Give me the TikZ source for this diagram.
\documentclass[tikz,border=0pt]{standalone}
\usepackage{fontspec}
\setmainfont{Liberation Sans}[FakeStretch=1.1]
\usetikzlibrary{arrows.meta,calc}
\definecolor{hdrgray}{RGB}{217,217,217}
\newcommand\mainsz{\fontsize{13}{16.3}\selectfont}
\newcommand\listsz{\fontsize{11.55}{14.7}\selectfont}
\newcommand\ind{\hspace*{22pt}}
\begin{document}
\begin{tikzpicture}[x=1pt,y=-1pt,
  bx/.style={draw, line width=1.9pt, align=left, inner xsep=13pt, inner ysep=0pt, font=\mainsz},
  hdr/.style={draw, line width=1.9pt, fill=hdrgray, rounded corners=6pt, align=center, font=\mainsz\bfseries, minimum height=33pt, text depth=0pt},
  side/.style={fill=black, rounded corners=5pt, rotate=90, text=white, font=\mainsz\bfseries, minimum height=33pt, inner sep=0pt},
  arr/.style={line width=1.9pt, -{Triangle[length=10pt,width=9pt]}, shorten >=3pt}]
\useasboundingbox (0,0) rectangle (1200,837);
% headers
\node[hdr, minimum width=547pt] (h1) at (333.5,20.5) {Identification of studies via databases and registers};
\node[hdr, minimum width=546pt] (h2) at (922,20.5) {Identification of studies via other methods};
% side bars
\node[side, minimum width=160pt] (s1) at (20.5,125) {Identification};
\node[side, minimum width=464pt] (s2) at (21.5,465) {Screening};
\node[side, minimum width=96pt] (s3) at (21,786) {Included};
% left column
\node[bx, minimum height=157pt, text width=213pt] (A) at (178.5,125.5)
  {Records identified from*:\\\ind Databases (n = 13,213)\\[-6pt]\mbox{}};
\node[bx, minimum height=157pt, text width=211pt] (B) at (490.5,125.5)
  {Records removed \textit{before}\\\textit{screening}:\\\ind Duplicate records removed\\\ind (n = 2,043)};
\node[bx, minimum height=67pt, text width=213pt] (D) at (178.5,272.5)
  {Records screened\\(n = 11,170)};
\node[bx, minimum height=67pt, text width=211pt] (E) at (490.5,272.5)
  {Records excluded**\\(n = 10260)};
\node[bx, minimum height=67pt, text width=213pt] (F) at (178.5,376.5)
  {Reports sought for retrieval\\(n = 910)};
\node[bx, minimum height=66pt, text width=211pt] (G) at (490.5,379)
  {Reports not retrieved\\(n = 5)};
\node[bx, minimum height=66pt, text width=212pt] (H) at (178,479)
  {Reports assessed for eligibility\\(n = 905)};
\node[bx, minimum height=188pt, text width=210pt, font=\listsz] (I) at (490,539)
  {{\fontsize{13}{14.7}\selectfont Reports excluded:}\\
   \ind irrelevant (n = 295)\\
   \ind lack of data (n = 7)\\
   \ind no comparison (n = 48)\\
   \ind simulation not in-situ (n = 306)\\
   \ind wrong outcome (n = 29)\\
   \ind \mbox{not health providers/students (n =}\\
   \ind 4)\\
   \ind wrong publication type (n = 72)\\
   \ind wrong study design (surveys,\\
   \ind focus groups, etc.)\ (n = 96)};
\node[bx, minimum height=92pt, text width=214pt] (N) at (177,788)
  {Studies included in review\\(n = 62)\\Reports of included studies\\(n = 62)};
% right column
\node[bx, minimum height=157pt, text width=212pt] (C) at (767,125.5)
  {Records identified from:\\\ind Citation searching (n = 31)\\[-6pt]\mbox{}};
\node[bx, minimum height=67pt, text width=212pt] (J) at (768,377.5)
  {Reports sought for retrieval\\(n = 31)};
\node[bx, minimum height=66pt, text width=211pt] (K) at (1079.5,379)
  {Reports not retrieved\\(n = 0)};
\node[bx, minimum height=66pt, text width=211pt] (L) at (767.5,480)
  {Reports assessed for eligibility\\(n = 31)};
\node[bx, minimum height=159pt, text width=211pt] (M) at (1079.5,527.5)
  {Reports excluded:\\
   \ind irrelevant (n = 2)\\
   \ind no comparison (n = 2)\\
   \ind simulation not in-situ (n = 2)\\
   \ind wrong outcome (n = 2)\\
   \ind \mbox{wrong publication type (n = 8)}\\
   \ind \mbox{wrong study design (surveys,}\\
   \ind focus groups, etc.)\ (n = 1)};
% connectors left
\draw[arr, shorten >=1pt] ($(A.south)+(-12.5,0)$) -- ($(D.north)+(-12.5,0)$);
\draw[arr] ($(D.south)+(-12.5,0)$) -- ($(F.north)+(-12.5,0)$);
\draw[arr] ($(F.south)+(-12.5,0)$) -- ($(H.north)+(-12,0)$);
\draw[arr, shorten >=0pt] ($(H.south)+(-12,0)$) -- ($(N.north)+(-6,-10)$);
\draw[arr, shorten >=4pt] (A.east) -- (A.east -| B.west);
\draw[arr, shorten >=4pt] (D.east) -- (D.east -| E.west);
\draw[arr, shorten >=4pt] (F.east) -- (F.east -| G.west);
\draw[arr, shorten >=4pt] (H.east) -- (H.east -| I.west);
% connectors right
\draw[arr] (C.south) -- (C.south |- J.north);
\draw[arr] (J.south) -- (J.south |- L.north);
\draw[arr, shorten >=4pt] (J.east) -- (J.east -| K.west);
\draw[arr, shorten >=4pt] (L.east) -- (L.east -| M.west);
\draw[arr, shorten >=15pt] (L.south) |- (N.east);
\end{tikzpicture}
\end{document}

» CHALLENGE: All of the material above needs to be copied exactly.

» CORRECT ANSWER:
Give me the TikZ source for this diagram.
\documentclass[tikz,border=0pt]{standalone}
\usepackage{fontspec}
\setmainfont{Liberation Sans}[FakeStretch=1.1]
\usetikzlibrary{arrows.meta,calc}
\definecolor{hdrgray}{RGB}{217,217,217}
\newcommand\mainsz{\fontsize{13}{16.3}\selectfont}
\newcommand\listsz{\fontsize{11.55}{14.7}\selectfont}
\newcommand\ind{\hspace*{22pt}}
\begin{document}
\begin{tikzpicture}[x=1pt,y=-1pt,
  bx/.style={draw, line width=1.9pt, align=left, inner xsep=13pt, inner ysep=0pt, font=\mainsz},
  hdr/.style={draw, line width=1.9pt, fill=hdrgray, rounded corners=6pt, align=center, font=\mainsz\bfseries, minimum height=33pt, text depth=0pt},
  side/.style={fill=black, rounded corners=5pt, rotate=90, text=white, font=\mainsz\bfseries, minimum height=33pt, inner sep=0pt},
  arr/.style={line width=1.9pt, -{Triangle[length=10pt,width=9pt]}, shorten >=3pt}]
\useasboundingbox (0,0) rectangle (1200,837);
% headers
\node[hdr, minimum width=547pt] (h1) at (333.5,20.5) {Identification of studies via databases and registers};
\node[hdr, minimum width=546pt] (h2) at (922,20.5) {Identification of studies via other methods};
% side bars
\node[side, minimum width=160pt] (s1) at (20.5,125) {Identification};
\node[side, minimum width=464pt] (s2) at (21.5,465) {Screening};
\node[side, minimum width=96pt] (s3) at (21,786) {Included};
% left column
\node[bx, minimum height=157pt, text width=213pt] (A) at (178.5,125.5)
  {Records identified from*:\\\ind Databases (n = 13,213)\\[-6pt]\mbox{}};
\node[bx, minimum height=157pt, text width=211pt] (B) at (490.5,125.5)
  {Records removed \textit{before}\\\textit{screening}:\\\ind Duplicate records removed\\\ind (n = 2,043)};
\node[bx, minimum height=67pt, text width=213pt] (D) at (178.5,272.5)
  {Records screened\\(n = 11,170)};
\node[bx, minimum height=67pt, text width=211pt] (E) at (490.5,272.5)
  {Records excluded**\\(n = 10260)};
\node[bx, minimum height=67pt, text width=213pt] (F) at (178.5,376.5)
  {Reports sought for retrieval\\(n = 910)};
\node[bx, minimum height=66pt, text width=211pt] (G) at (490.5,379)
  {Reports not retrieved\\(n = 5)};
\node[bx, minimum height=66pt, text width=212pt] (H) at (178,479)
  {Reports assessed for eligibility\\(n = 905)};
\node[bx, minimum height=188pt, text width=210pt, font=\listsz] (I) at (490,539)
  {{\fontsize{13}{14.7}\selectfont Reports excluded:}\\
   \ind irrelevant (n = 295)\\
   \ind lack of data (n = 7)\\
   \ind no comparison (n = 48)\\
   \ind simulation not in-situ (n = 306)\\
   \ind wrong outcome (n = 29)\\
   \ind \mbox{not health providers/students (n =}\\
   \ind 4)\\
   \ind wrong publication type (n = 72)\\
   \ind wrong study design (surveys,\\
   \ind focus groups, etc.)\ (n = 96)};
\node[bx, minimum height=92pt, text width=214pt] (N) at (177,788)
  {Studies included in review\\(n = 62)\\Reports of included studies\\(n = 62)};
% right column
\node[bx, minimum height=157pt, text width=212pt] (C) at (767,125.5)
  {Records identified from:\\\ind Citation searching (n = 31)\\[-6pt]\mbox{}};
\node[bx, minimum height=67pt, text width=212pt] (J) at (768,377.5)
  {Reports sought for retrieval\\(n = 31)};
\node[bx, minimum height=66pt, text width=211pt] (K) at (1079.5,379)
  {Reports not retrieved\\(n = 0)};
\node[bx, minimum height=66pt, text width=211pt] (L) at (767.5,480)
  {Reports assessed for eligibility\\(n = 31)};
\node[bx, minimum height=159pt, text width=211pt] (M) at (1079.5,527.5)
  {Reports excluded:\\
   \ind irrelevant (n = 2)\\
   \ind no comparison (n = 2)\\
   \ind simulation not in-situ (n = 2)\\
   \ind wrong outcome (n = 2)\\
   \ind \mbox{wrong publication type (n = 8)}\\
   \ind \mbox{wrong study design (surveys,}\\
   \ind focus groups, etc.)\ (n = 1)};
% connectors left
\draw[arr, shorten >=1pt] ($(A.south)+(-12.5,0)$) -- ($(D.north)+(-12.5,0)$);
\draw[arr] ($(D.south)+(-12.5,0)$) -- ($(F.north)+(-12.5,0)$);
\draw[arr] ($(F.south)+(-12.5,0)$) -- ($(H.north)+(-12,0)$);
\draw[arr, shorten >=0pt] ($(H.south)+(-12,0)$) -- ($(N.north)+(-6,-10)$);
\draw[arr, shorten >=4pt] (A.east) -- (A.east -| B.west);
\draw[arr, shorten >=4pt] (D.east) -- (D.east -| E.west);
\draw[arr, shorten >=4pt] (F.east) -- (F.east -| G.west);
\draw[arr, shorten >=4pt] (H.east) -- (H.east -| I.west);
% connectors right
\draw[arr] (C.south) -- (C.south |- J.north);
\draw[arr] (J.south) -- (J.south |- L.north);
\draw[arr, shorten >=4pt] (J.east) -- (J.east -| K.west);
\draw[arr, shorten >=4pt] (L.east) -- (L.east -| M.west);
\draw[arr, shorten >=15pt] (L.south) |- (N.east);
\end{tikzpicture}
\end{document}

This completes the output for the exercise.